At tragic times in my life, when disastrous circumstances overwhelm and all hope seems lost,I drown in despair. And I feel, unbelievably, even worse, because I as Friend, a follower of Jesus, am supposed to be one living in hope and joy. The Good News of Christian hope is the answer for the world of despairing humankind, of those who suffer in agony. So why am I caught in suffering and despair?
In the last several years of my life, I've reached a final nadir, lower than my own worst pessimism could have ever imagined. Keep in mind that I don't have terminal cancer, haven't lost loved ones in a tsunami like the one in Asia that killed hundreds of thousands, haven't lost my home...no, my own despair is in the midst of the relative comfort of California where most citizens live with more physical necessities and amenities than 99% of humankind have ever had.

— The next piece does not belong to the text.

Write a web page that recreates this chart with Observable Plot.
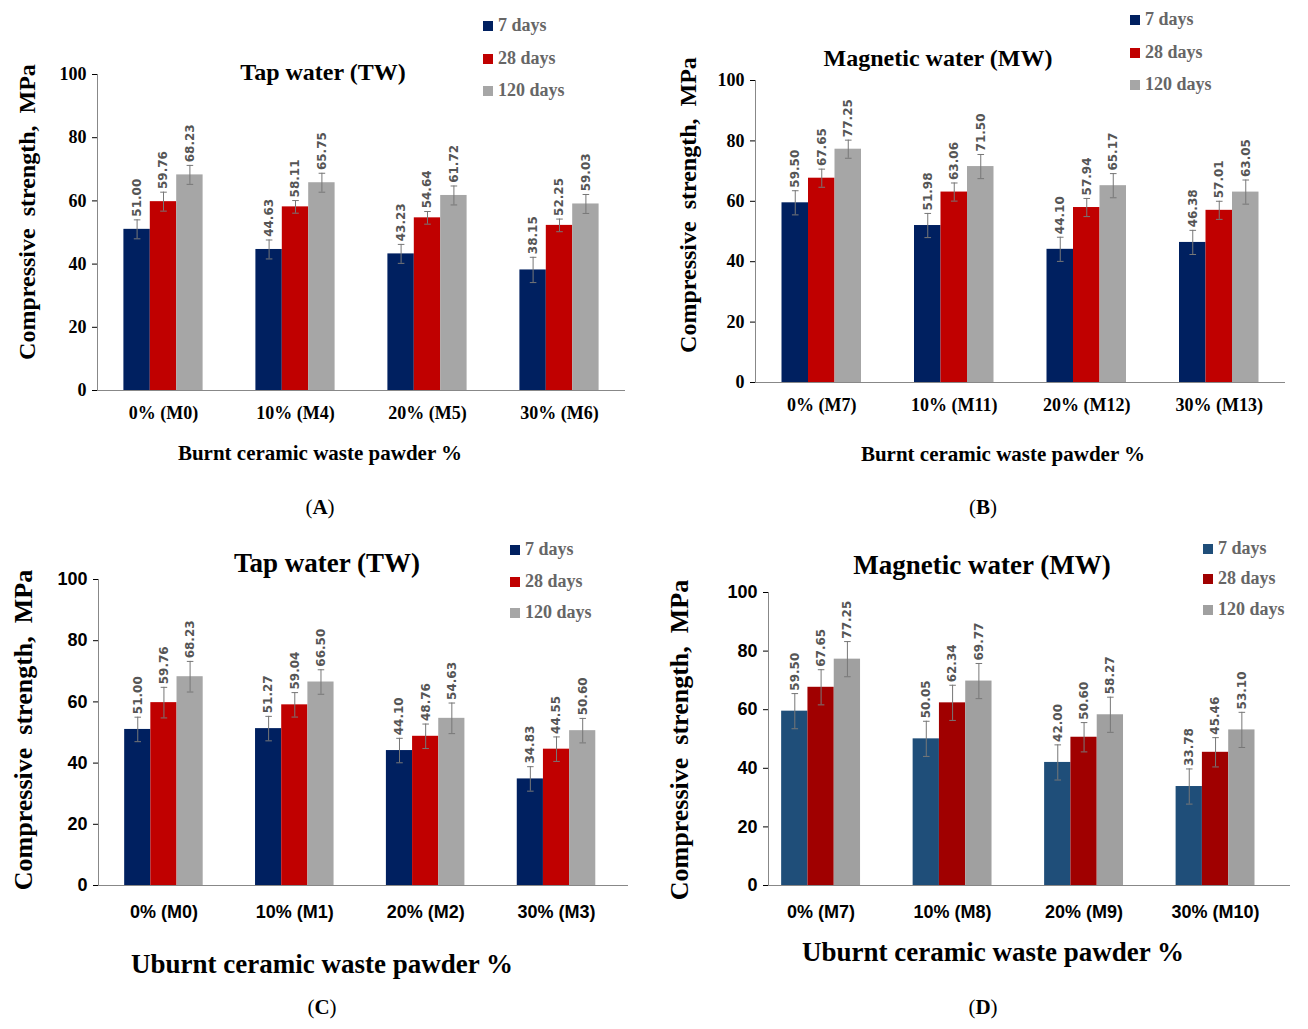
<!DOCTYPE html>
<html><head><meta charset="utf-8">
<script src="https://cdn.jsdelivr.net/npm/d3@7"></script>
<script src="https://cdn.jsdelivr.net/npm/@observablehq/plot@0.6"></script>
<style>
body{margin:0;background:#fff;width:1308px;height:1029px;position:relative;overflow:hidden;font-family:"Liberation Serif",serif}
.a{position:absolute;white-space:nowrap}
.ttl{font-weight:bold;transform:translate(-50%,-50%)}
.leg{font-weight:bold;color:#666;font-size:18px}
.leg span{display:inline-block;width:10px;height:10px;margin-right:5px}
.yl{font-weight:bold;transform:translate(-50%,-50%) rotate(-90deg)}
</style></head><body>
<script>
const seriesNames = ["7 days","28 days","120 days"];
const groupsA = ["0% (M0)","10% (M4)","20% (M5)","30% (M6)"];
const groupsB = ["0% (M7)","10% (M11)","20% (M12)","30% (M13)"];
const groupsC = ["0% (M0)","10% (M1)","20% (M2)","30% (M3)"];
const groupsD = ["0% (M7)","10% (M8)","20% (M9)","30% (M10)"];
const valsA = [[51.00,44.63,43.23,38.15],[59.76,58.11,54.64,52.25],[68.23,65.75,61.72,59.03]];
const errA  = [[3,3,3,4],[3,2,2,2],[3,3,3,3]];
const valsB = [[59.50,51.98,44.10,46.38],[67.65,63.06,57.94,57.01],[77.25,71.50,65.17,63.05]];
const errB  = [[4,4,4,4],[3,3,3,3],[3,4,4,4]];
const valsC = [[51.00,51.27,44.10,34.83],[59.76,59.04,48.76,44.55],[68.23,66.50,54.63,50.60]];
const errC  = [[4,4,4,4],[5,4,4,4],[5,4,5,4]];
const valsD = [[59.50,50.05,42.00,33.78],[67.65,62.34,50.60,45.46],[77.25,69.77,58.27,53.10]];
const errD  = [[6,6,6,6],[6,6,5,5],[6,6,6,6]];
const colorsABC = ["#002060","#c00000","#a6a6a6"];
const colorsD = ["#1f4e79","#a00000","#a0a0a0"];

function add(html, css, cls){const d=document.createElement("div");d.className="a "+(cls||"");d.innerHTML=html;Object.assign(d.style,css);document.body.appendChild(d);return d;}

function panel(p){
  const rows=[];
  p.vals.forEach((s,si)=>s.forEach((v,gi)=>rows.push({g:gi,s:si,v,e:p.err[si][gi],x:gi+(si-1)*0.2})));
  const W=p.R-p.L, H=p.B-p.T;
  const fig=Plot.plot({
    width:W+90,height:H+70,marginLeft:80,marginRight:10,marginTop:20,marginBottom:50,
    style:{fontFamily:p.tickFont,fontSize:p.tickSize+"px",fontWeight:"bold",color:"#000",background:"transparent"},
    x:{domain:p.dom,axis:null},
    y:{domain:[0,100],axis:null},
    marks:[
      Plot.rectY(rows,{x1:d=>d.x-0.1,x2:d=>d.x+0.1,y:"v",fill:d=>p.colors[d.s]}),
      Plot.ruleX(rows,{x:"x",y1:d=>d.v-d.e,y2:d=>d.v+d.e,stroke:"#777",strokeWidth:1}),
      Plot.link(rows,{x1:d=>d.x-0.025,x2:d=>d.x+0.025,y1:d=>d.v+d.e,y2:d=>d.v+d.e,stroke:"#777"}),
      Plot.link(rows,{x1:d=>d.x-0.025,x2:d=>d.x+0.025,y1:d=>d.v-d.e,y2:d=>d.v-d.e,stroke:"#777"}),
      Plot.text(rows,{x:"x",y:d=>d.v+d.e+1,text:d=>d.v.toFixed(2),rotate:-90,textAnchor:"start",fill:"#555",fontSize:12,fontFamily:"DejaVu Sans",fontWeight:"bold"}),
      Plot.ruleY([0],{stroke:"#888"}),
      Plot.ruleX([p.dom[0]],{stroke:"#888"}),
      Plot.axisY({ticks:[0,20,40,60,80,100],tickSize:5,label:null,tickPadding:6}),
      Plot.axisX({ticks:[0,1,2,3],tickFormat:i=>p.groups[i],tickSize:0,tickPadding:p.tickPad,label:null})
    ]
  });
  fig.style.position="absolute";fig.style.left=(p.L-80)+"px";fig.style.top=(p.T-20)+"px";
  document.body.appendChild(fig);
  add(p.title,{left:p.tx+"px",top:p.ty+"px",fontSize:p.tsz+"px"},"ttl");
  seriesNames.forEach((n,i)=>add(`<span style="background:${p.colors[i]}"></span>${n}`,{left:p.lx+"px",top:(p.ly[i]-12)+"px"},"leg"));
  add(p.xlab,{left:p.xlx+"px",top:p.xly+"px",fontSize:p.xsz+"px"},"ttl");
  add(p.tag,{left:p.tgx+"px",top:p.tgy+"px",fontSize:"21px",fontWeight:"normal"},"ttl");
  add("Compressive&nbsp; strength,&nbsp; MPa",{left:p.ylx+"px",top:p.yly+"px",fontSize:p.ysz+"px"},"yl");
}
const serif='"Liberation Serif",serif', sans='"Liberation Sans",Arial,sans-serif';
panel({L:97,R:625,T:74,B:390,dom:[-0.5,3.5],vals:valsA,err:errA,groups:groupsA,colors:colorsABC,tickFont:serif,tickSize:18,tickPad:16,
  title:"Tap water (TW)",tx:323,ty:72,tsz:24,lx:483,ly:[27,60,92],xlab:"Burnt ceramic waste pawder %",xlx:320,xly:453,xsz:21,tag:"(<b>A</b>)",tgx:320,tgy:507,ylx:27,yly:212,ysz:24});
panel({L:755,R:1285,T:80,B:382,dom:[-0.5,3.5],vals:valsB,err:errB,groups:groupsB,colors:colorsABC,tickFont:serif,tickSize:18,tickPad:16,
  title:"Magnetic water (MW)",tx:938,ty:58,tsz:24,lx:1130,ly:[21,54,86],xlab:"Burnt ceramic waste pawder %",xlx:1003,xly:454,xsz:21,tag:"(<b>B</b>)",tgx:983,tgy:507,ylx:688,yly:205,ysz:24});
panel({L:98,R:628,T:579,B:885,dom:[-0.5,3.55],vals:valsC,err:errC,groups:groupsC,colors:colorsABC,tickFont:sans,tickSize:18,tickPad:20,
  title:"Tap water (TW)",tx:327,ty:563,tsz:27,lx:510,ly:[551,583,614],xlab:"Uburnt ceramic waste pawder %",xlx:322,xly:964,xsz:27,tag:"(<b>C</b>)",tgx:322,tgy:1007,ylx:24,yly:730,ysz:26});
panel({L:768,R:1290,T:592,B:885,dom:[-0.4,3.57],vals:valsD,err:errD,groups:groupsD,colors:colorsD,tickFont:sans,tickSize:18,tickPad:20,
  title:"Magnetic water (MW)",tx:982,ty:565,tsz:27,lx:1203,ly:[550,580,611],xlab:"Uburnt ceramic waste pawder %",xlx:993,xly:952,xsz:27,tag:"(<b>D</b>)",tgx:983,tgy:1007,ylx:680,yly:740,ysz:26});
</script>
</body></html>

But my particular despair--within my own life--is still genuine and debilitating and
destructive, keeping me often from accomplishing more in the world to reduce others' suffering. However rather than dwell on the ugly facts, let me hasten to a contradictorily wondrous discovery that came to me one day deep in my bereft hopelessness. It suddenly dawned on me that Jesus, though the Son of God--is there with me--with all of us who suffer. I am not talking about his triumph but of his own despair, his cry from the cross--"My God, my God, why have you forsaken me?" Matthew 27:46
Now I had heard and read those words umpteem times in my life before, but in the past they had been words to study, to feret out their literary relationship to previous texts in the Old Testament, to understand their abstract theological meaning...But now, suddenly,they were words for me, words that made me realize Jesus has been where I am, has felt that hopelessness that totally empties and yet gluts one with agony. He has gone deeper into hopeless despair than any drowning of my own loss. And he suffered the agony of the loss of any closeness to God not only when he lost his career, his relationships with others, his family, was betrayed, and endured physical pain--he suffered all of those--but in the end he was numbered with the criminals, the terrorists, the rejects on a cruel Roman torture device where the pain was unbearable. In Roman justice only the worst of the worst were assigned to the cross.
And with this shocking discovery--that even the Son of God came to a time in his life when he experienced ultimate despair and felt totally abandoned--I realize that there is still hope for me (and for all others who suffer much worse than myself).
And then came back to me memories of the many spiritual leaders who also at times lost any sense of hope, who felt abandoned by the very One who was centermost in their lives. It never ceases to trouble and shock me when I re-read in the Gospels how even John the Baptist, who had first announced Jesus as God's Chosen One, later in prison became so lost in his grief that he doubted that Jesus was truly God's answer to human suffering and evil.
From St. John of the Cross to George Fox to Henri Nouwen, so many Christians who have lived for hope have gone through 'dark nights of the soul' when all assurance has seemed lost. George Fox at one point spoke of how he experienced an "ocean of darkness." As I recall, he suffered with despair for at least two weeks, so bereft that he lay in bed unable to function.
Now at this point in my reflection I could launch into the traditional Gospel message of salvation that energized the first Quakers so deeply they traveled across the known world to share their faith--and I do, very deeply, have faith in that wondrous story--but my intention in this meditation is of a different sort; it's to communicate the vital truth that no matter how deep our loss, how terrible our agony, how absolute and ultimate our despair, God is there for us within our terrible loss. Indeed, he has suffered so deeply and so ultimately; he carries within his essence the pain and suffering of us all, indeed of all the pain and suffering of the Cosmos. Before God saves, he loves, identifies, experiences, suffers with us.
Of course, this makes no sense from a scientific or mathmatical point of view. It is spriitually discerned, an ethical truth not a sense observation. God is not an object that can be weighed in objective scales. God is the source of all being so can only be known subjectively.
We should seek to love God with all of our mind, however ultimately God is beyond human comprehension. But the wonder of wonders is that this Ultimate Reality actually cares and suffers with us and for us--we finite beings, conscious primates on a small planet in minor solar system in one small edged swirl of the cosmos.
Despite the ruthless nature of the observable world, the good news is first and foremost that Ultimate Truth experiences what we experience and most deeply loves us even at our worst.
Despite my best efforts, I've never been able to give myself to God ultimately, except in fragmented inspired moments. But thank God he, in contrast, has given himself ultimately to us.